After last night, these questions are now answered. I have taken the first step toward making this dream a reality by realizing this: Charlie Chaplin and his works are not my possessions. His films were not made for me. He is not family, I have no personal relationship with him, and his genius is not mine to protect. Chaplin made his films for everyone, and although his film set was not a democracy, he vulnerably shared himself, his joys, his fears and his sorrows with everyone, regardless of country, color or language. And his legacy was not just built by him, but by the millions of people across the world and the past century who continuously celebrate him. I am not his keeper – I am just another person he inspired.
I want this show to inspire others, too. And I cannot do it alone – no one can. It will take many strong shoulders, stronger than mine, to bear the weight of Chaplin’s genius. The complexity and startling immediacy of his work needs, desperately needs, an egoless ensemble to come alive. This show is like the famous scene from Modern Times, where the Tramp is coiled through the innards of a great machine. As ensemble members, we are the cogs that carry Chaplin through our minds to an audience, each one of us connected to each other, each one of us holding the great man aloft.
And so, I submit my play “Stage Lights” to the unbelievable talents of the Open Floor Theatre Company. Together, we will make something exciting out of it that none of us can yet see. Without you, this show is nothing more than a little boy staring wide-eyed at a flickering movie screen.

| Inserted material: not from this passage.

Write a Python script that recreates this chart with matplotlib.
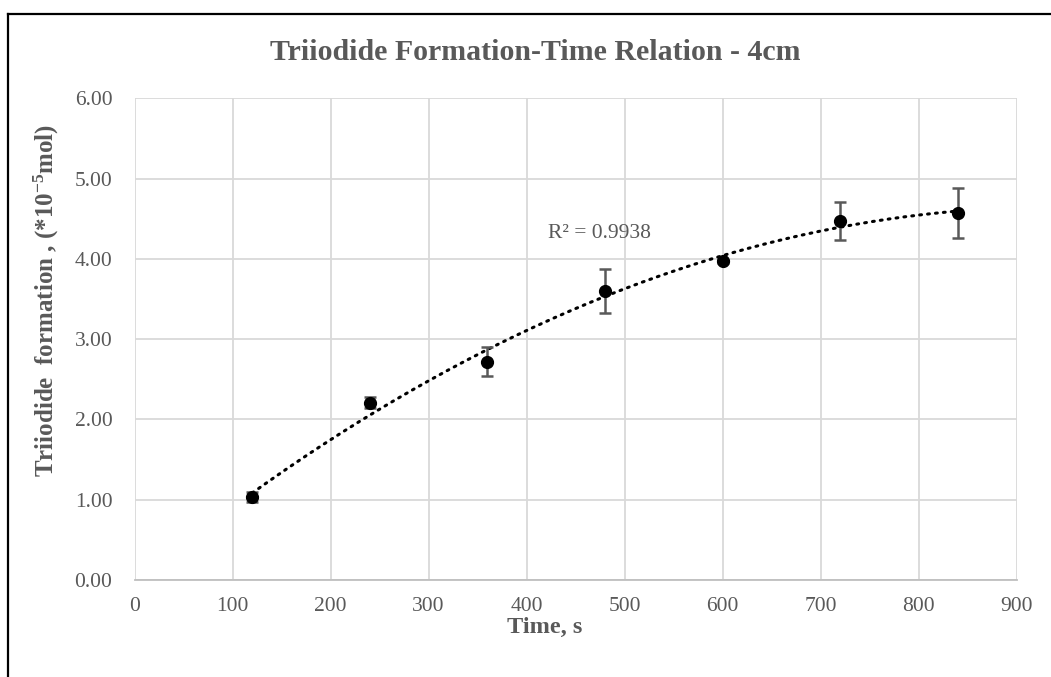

I also submit it to you, potential audience members. Hopefully, you will share this show with us and add your energy to the story.
And as I let go of my possession over “Stage Lights,” I know that I am actually embracing it as I never have before.
So, come on, ya’ll. Let’s have some fun.
- Jack

Can’t wait to see you guys in action, Jack. Best of luck during what is sure to be an interesting rehearsal process!
Congratulations on “Stage Lights” being all growns up!